The total risk, therefore, is the sum of the market risk and the specific risk of the individual positions.

Obviously, the specific risk is very high if you invest in only one stock, but the more a portfolio is diversified, the less the specific risk.

It is advisable for investors to hold a smaller number of shares to actively manage the specific risk.

If you are an investor who does not have the time to manage the specific risk, then holding a portfolio of few shares will enable you reduce volatility without dramatically reducing returns.

Increasing your holdings beyond certain numbers of shares exposes the portfolio to market risk, which cannot be eliminated by diversification.
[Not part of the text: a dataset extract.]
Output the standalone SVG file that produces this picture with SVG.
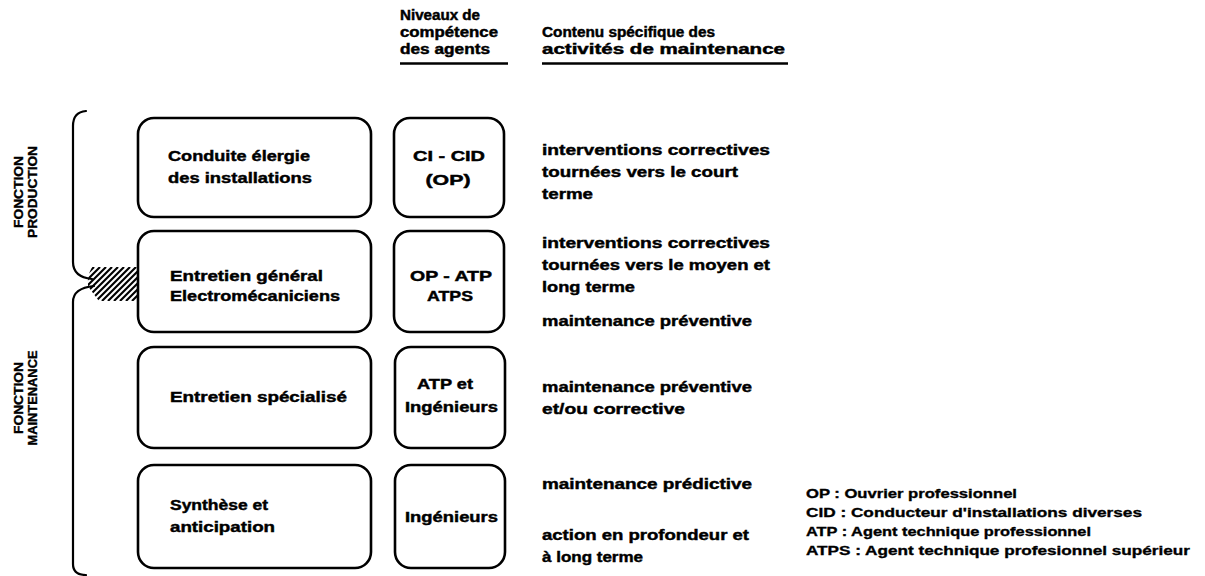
<svg xmlns="http://www.w3.org/2000/svg" width="1205" height="576" viewBox="0 0 1205 576">
  <style>
    .t { font-family: "Liberation Sans", Arial, sans-serif; font-weight: bold; font-size: 15px; fill: #000; stroke: #000; stroke-width: 0.45; }
    .h { font-size: 14px; }
    .lg { font-size: 13px; stroke-width: 0.35; }
    .side { font-size: 12px; stroke-width: 0.35; }
    .box { fill: none; stroke: #000; stroke-width: 2.6; }
    .rule { stroke: #000; stroke-width: 2.6; fill: none; }
    .brace { fill: none; stroke: #000; stroke-width: 2.2; stroke-linecap: round; }
    .hatch { stroke: #000; stroke-width: 2.1; }
  </style>
  <defs>
    <clipPath id="hatchClip">
      <path d="M92,267 L137,267 L137,301 L99,301 Q92,292 88,286 Q87,276 92,267 Z"/>
    </clipPath>
  </defs>
  <rect width="1205" height="576" fill="#fff"/>

  <!-- column headers -->
  <g id="header-levels">
    <text class="t h" x="400" y="20" textLength="80" lengthAdjust="spacingAndGlyphs">Niveaux de</text>
    <text class="t h" x="400" y="37" textLength="98" lengthAdjust="spacingAndGlyphs">compétence</text>
    <text class="t h" x="400" y="54" textLength="90" lengthAdjust="spacingAndGlyphs">des agents</text>
    <line class="rule" x1="400" y1="63.5" x2="508" y2="63.5"/>
  </g>
  <g id="header-content">
    <text class="t h" x="542" y="37" textLength="173" lengthAdjust="spacingAndGlyphs">Contenu spécifique des</text>
    <text class="t h" x="542" y="54" textLength="243" lengthAdjust="spacingAndGlyphs">activités de maintenance</text>
    <line class="rule" x1="542" y1="63.5" x2="788" y2="63.5"/>
  </g>

  <!-- side braces -->
  <g id="brace-production">
    <path class="brace" d="M86,111 Q73,112 73,126 L73,262 Q73,277 92,279"/>
    <text class="t side" transform="translate(23,192) rotate(-90)" text-anchor="middle" textLength="72" lengthAdjust="spacingAndGlyphs">FONCTION</text>
    <text class="t side" transform="translate(37,192) rotate(-90)" text-anchor="middle" textLength="92" lengthAdjust="spacingAndGlyphs">PRODUCTION</text>
  </g>
  <g id="brace-maintenance">
    <path class="brace" d="M94,286 Q73,288 73,302 L73,564 Q73,575 86,575"/>
    <text class="t side" transform="translate(23,398) rotate(-90)" text-anchor="middle" textLength="72" lengthAdjust="spacingAndGlyphs">FONCTION</text>
    <text class="t side" transform="translate(37,398) rotate(-90)" text-anchor="middle" textLength="95" lengthAdjust="spacingAndGlyphs">MAINTENANCE</text>
  </g>
  <g id="overlap-hatch" clip-path="url(#hatchClip)">
    <line class="hatch" x1="60" y1="301" x2="94" y2="267"/>
    <line class="hatch" x1="66" y1="301" x2="100" y2="267"/>
    <line class="hatch" x1="72" y1="301" x2="106" y2="267"/>
    <line class="hatch" x1="78" y1="301" x2="112" y2="267"/>
    <line class="hatch" x1="84" y1="301" x2="118" y2="267"/>
    <line class="hatch" x1="90" y1="301" x2="124" y2="267"/>
    <line class="hatch" x1="96" y1="301" x2="130" y2="267"/>
    <line class="hatch" x1="102" y1="301" x2="136" y2="267"/>
    <line class="hatch" x1="108" y1="301" x2="142" y2="267"/>
    <line class="hatch" x1="114" y1="301" x2="148" y2="267"/>
    <line class="hatch" x1="120" y1="301" x2="154" y2="267"/>
    <line class="hatch" x1="126" y1="301" x2="160" y2="267"/>
    <line class="hatch" x1="132" y1="301" x2="166" y2="267"/>
  </g>

  <!-- row 1 -->
  <g id="activity-conduite">
    <rect class="box" x="138" y="118" width="233" height="99" rx="16"/>
    <text class="t" x="168" y="161" textLength="142" lengthAdjust="spacingAndGlyphs">Conduite élergie</text>
    <text class="t" x="168" y="183" textLength="144" lengthAdjust="spacingAndGlyphs">des installations</text>
  </g>
  <g id="level-ci-cid">
    <rect class="box" x="394" y="118" width="110" height="99" rx="16"/>
    <text class="t" x="449" y="161" text-anchor="middle" textLength="72" lengthAdjust="spacingAndGlyphs">CI - CID</text>
    <text class="t" x="448" y="185" text-anchor="middle" textLength="45" lengthAdjust="spacingAndGlyphs">(OP)</text>
  </g>
  <g id="content-1">
    <text class="t" x="542" y="155" textLength="228" lengthAdjust="spacingAndGlyphs">interventions correctives</text>
    <text class="t" x="542" y="177" textLength="196" lengthAdjust="spacingAndGlyphs">tournées vers le court</text>
    <text class="t" x="542" y="199" textLength="51" lengthAdjust="spacingAndGlyphs">terme</text>
  </g>

  <!-- row 2 -->
  <g id="activity-entretien-general">
    <rect class="box" x="138" y="231" width="233" height="101" rx="16"/>
    <text class="t" x="170" y="281" textLength="153" lengthAdjust="spacingAndGlyphs">Entretien général</text>
    <text class="t" x="170" y="301" textLength="170" lengthAdjust="spacingAndGlyphs">Electromécaniciens</text>
  </g>
  <g id="level-op-atp">
    <rect class="box" x="394" y="231" width="110" height="101" rx="16"/>
    <text class="t" x="451" y="281" text-anchor="middle" textLength="82" lengthAdjust="spacingAndGlyphs">OP - ATP</text>
    <text class="t" x="450" y="301" text-anchor="middle" textLength="46" lengthAdjust="spacingAndGlyphs">ATPS</text>
  </g>
  <g id="content-2">
    <text class="t" x="542" y="248" textLength="228" lengthAdjust="spacingAndGlyphs">interventions correctives</text>
    <text class="t" x="542" y="270" textLength="228" lengthAdjust="spacingAndGlyphs">tournées vers le moyen et</text>
    <text class="t" x="542" y="292" textLength="93" lengthAdjust="spacingAndGlyphs">long terme</text>
    <text class="t" x="542" y="326" textLength="210" lengthAdjust="spacingAndGlyphs">maintenance préventive</text>
  </g>

  <!-- row 3 -->
  <g id="activity-entretien-specialise">
    <rect class="box" x="138" y="347" width="233" height="101" rx="16"/>
    <text class="t" x="170" y="402" textLength="177" lengthAdjust="spacingAndGlyphs">Entretien spécialisé</text>
  </g>
  <g id="level-atp-ingenieurs">
    <rect class="box" x="395" y="347" width="110" height="101" rx="16"/>
    <text class="t" x="417" y="389" textLength="56" lengthAdjust="spacingAndGlyphs">ATP et</text>
    <text class="t" x="405" y="412" textLength="93" lengthAdjust="spacingAndGlyphs">Ingénieurs</text>
  </g>
  <g id="content-3">
    <text class="t" x="542" y="392" textLength="210" lengthAdjust="spacingAndGlyphs">maintenance préventive</text>
    <text class="t" x="542" y="414" textLength="143" lengthAdjust="spacingAndGlyphs">et/ou corrective</text>
  </g>

  <!-- row 4 -->
  <g id="activity-synthese">
    <rect class="box" x="138" y="465" width="233" height="103" rx="16"/>
    <text class="t" x="170" y="510" textLength="98" lengthAdjust="spacingAndGlyphs">Synthèse et</text>
    <text class="t" x="170" y="532" textLength="105" lengthAdjust="spacingAndGlyphs">anticipation</text>
  </g>
  <g id="level-ingenieurs">
    <rect class="box" x="395" y="465" width="110" height="103" rx="16"/>
    <text class="t" x="405" y="522" textLength="93" lengthAdjust="spacingAndGlyphs">Ingénieurs</text>
  </g>
  <g id="content-4">
    <text class="t" x="542" y="489" textLength="210" lengthAdjust="spacingAndGlyphs">maintenance prédictive</text>
    <text class="t" x="542" y="540" textLength="207" lengthAdjust="spacingAndGlyphs">action en profondeur et</text>
    <text class="t" x="542" y="562" textLength="101" lengthAdjust="spacingAndGlyphs">à long terme</text>
  </g>

  <!-- abbreviations -->
  <g id="legend">
    <text class="t lg" x="806" y="498" textLength="211" lengthAdjust="spacingAndGlyphs">OP  : Ouvrier professionnel</text>
    <text class="t lg" x="806" y="517" textLength="336" lengthAdjust="spacingAndGlyphs">CID : Conducteur d'installations diverses</text>
    <text class="t lg" x="806" y="536" textLength="285" lengthAdjust="spacingAndGlyphs">ATP  : Agent technique professionnel</text>
    <text class="t lg" x="806" y="555" textLength="384" lengthAdjust="spacingAndGlyphs">ATPS : Agent technique profesionnel supérieur</text>
  </g>
</svg>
Firm size as a risk dimension

Equity market indexes are usually capitalization weighted, meaning that a Sh20 billion stock's contribution to an index's return is 10 times that of a Sh2 billion stock. The market's top-heavy capitalisation profile has huge practical implications for constructing a portfolio that tracks the NSE 20 Index.
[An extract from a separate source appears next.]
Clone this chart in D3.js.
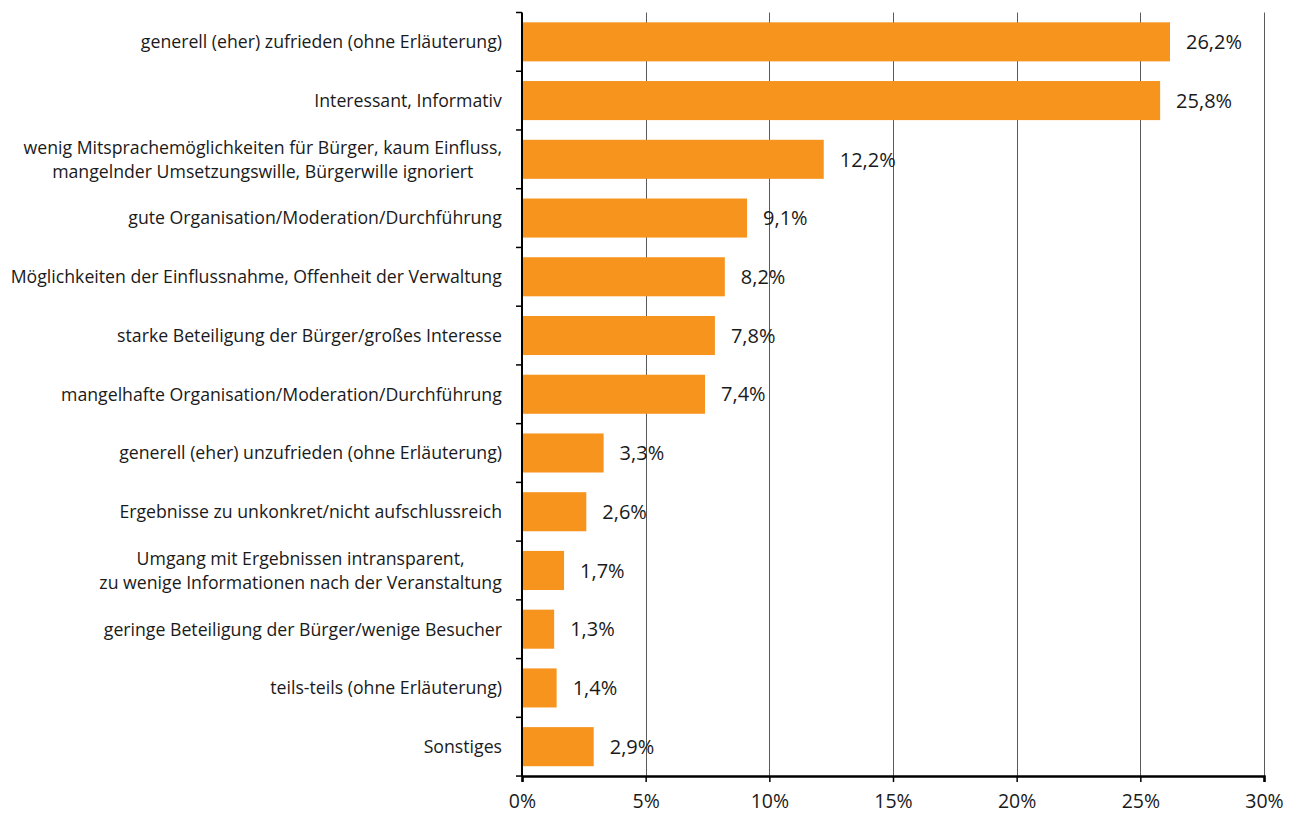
<!DOCTYPE html>
<html>
<head>
<meta charset="utf-8">
<script src="https://cdn.jsdelivr.net/npm/d3@7"></script>
<style>
  body { margin: 0; background: #fff; }
  text { font-family: "Open Sans", sans-serif; fill: #1a1a1a; }
</style>
</head>
<body>
<svg width="1299" height="813"></svg>
<script>
var categories = [
    ["generell (eher) zufrieden (ohne Erläuterung)"],
    ["Interessant, Informativ"],
    ["wenig Mitsprachemöglichkeiten für Bürger, kaum Einfluss,", "mangelnder Umsetzungswille, Bürgerwille ignoriert"],
    ["gute Organisation/Moderation/Durchführung"],
    ["Möglichkeiten der Einflussnahme, Offenheit der Verwaltung"],
    ["starke Beteiligung der Bürger/großes Interesse"],
    ["mangelhafte Organisation/Moderation/Durchführung"],
    ["generell (eher) unzufrieden (ohne Erläuterung)"],
    ["Ergebnisse zu unkonkret/nicht aufschlussreich"],
    ["Umgang mit Ergebnissen intransparent,", "zu wenige Informationen nach der Veranstaltung"],
    ["geringe Beteiligung der Bürger/wenige Besucher"],
    ["teils-teils (ohne Erläuterung)"],
    ["Sonstiges"]
];
var values = [26.2, 25.8, 12.2, 9.1, 8.2, 7.8, 7.4, 3.3, 2.6, 1.7, 1.3, 1.4, 2.9];
var ticks = [0, 5, 10, 15, 20, 25, 30];

var svg = d3.select("svg"),
    plotLeft = 522, plotRight = 1264, plotTop = 12.5, plotBottom = 776;

var x = d3.scaleLinear().domain([0, 30]).range([plotLeft, plotRight]);
var y = d3.scaleBand().domain(d3.range(values.length)).range([plotTop, plotBottom]).paddingInner(0.335).paddingOuter(0.167);

var fmt = function(v) { return d3.format(".1f")(v).replace(".", ",") + "%"; };

// grid lines
svg.append("g").selectAll("line")
    .data(ticks.slice(1))
    .join("line")
    .attr("x1", d => Math.round(x(d)) + 0.5)
    .attr("x2", d => Math.round(x(d)) + 0.5)
    .attr("y1", plotTop)
    .attr("y2", plotBottom)
    .attr("stroke", "#5a5a5a")
    .attr("stroke-width", 1);

// bars
svg.append("g").selectAll("rect")
    .data(values)
    .join("rect")
    .attr("x", x(0))
    .attr("y", (d, i) => y(i))
    .attr("width", d => x(d) - x(0))
    .attr("height", y.bandwidth())
    .attr("fill", "#f7941d");

// value labels
svg.append("g").selectAll("text")
    .data(values)
    .join("text")
    .attr("x", d => x(d) + 16)
    .attr("y", (d, i) => y(i) + y.bandwidth() / 2)
    .attr("dy", "0.36em")
    .attr("font-size", 20)
    .text(fmt);

// category labels, centred block, right edge at 502
var cat = svg.append("g").selectAll("text")
    .data(categories)
    .join("text")
    .attr("text-anchor", "middle")
    .attr("font-size", 17.7);

cat.each(function(lines, i) {
    var t = d3.select(this);
    var n = lines.length;
    lines.forEach(function(l, k) {
        t.append("tspan")
            .attr("x", 0)
            .attr("y", (k - (n - 1) / 2) * 24)
            .attr("dy", "0.36em")
            .text(l);
    });
    var bb = this.getBBox();
    t.attr("transform", "translate(" + (502 - bb.width / 2) + "," + (y(i) + y.bandwidth() / 2) + ")");
});

// y axis with ticks at band boundaries
var yAxisG = svg.append("g");
yAxisG.append("line")
    .attr("x1", plotLeft).attr("x2", plotLeft)
    .attr("y1", plotTop).attr("y2", plotBottom)
    .attr("stroke", "#000").attr("stroke-width", 2);
yAxisG.selectAll("line.tk")
    .data(d3.range(values.length + 1))
    .join("line")
    .attr("class", "tk")
    .attr("x1", plotLeft - 6).attr("x2", plotLeft)
    .attr("y1", i => plotTop + y.step() * i)
    .attr("y2", i => plotTop + y.step() * i)
    .attr("stroke", "#000").attr("stroke-width", 1.5);

// x axis
var xAxis = d3.axisBottom(x).tickValues(ticks).tickSize(6).tickPadding(12).tickFormat(d => d + "%");
var xg = svg.append("g").attr("transform", "translate(0," + plotBottom + ")").call(xAxis);
xg.select(".domain").attr("stroke", "#000").attr("stroke-width", 2.5);
xg.selectAll(".tick line").attr("stroke", "#000").attr("stroke-width", 1.5);
xg.selectAll(".tick text").attr("font-size", 19.5).attr("font-family", "Open Sans, sans-serif").attr("fill", "#1a1a1a");
</script>
</body>
</html>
For simplicity, most investors tend to hold portfolio positions of approximately equal size. The stock market can also be decomposed by sectors/industries.

This is important because stocks within the same sector often move together, while the sector groups themselves often move somewhat more independently.

As a result, two portfolios with the same number of stocks can perform very differently if their sector compositions differ.

Wealth Management strategy

Obviously, if you want to improve the returns you get in your portfolio, it makes sense to simply get rid of the stocks that are going down. After all, every investor want to hold stocks that are rising in price.

But the bottom line is that if investors are to remove the shares that are falling in price, their overall returns should be much better. Obviously, this is because the shares falling in value are eroding the gains of the shares rising in price.

The second critical area in constructing a portfolio is money management. Regardless of types of investor, money management is critical to your success in achieving good returns on the portfolio.

Of course, if you do not have the capital or commitment to construct and manage a large stock portfolio, mutual funds or unit trust funds can be fine alternatives.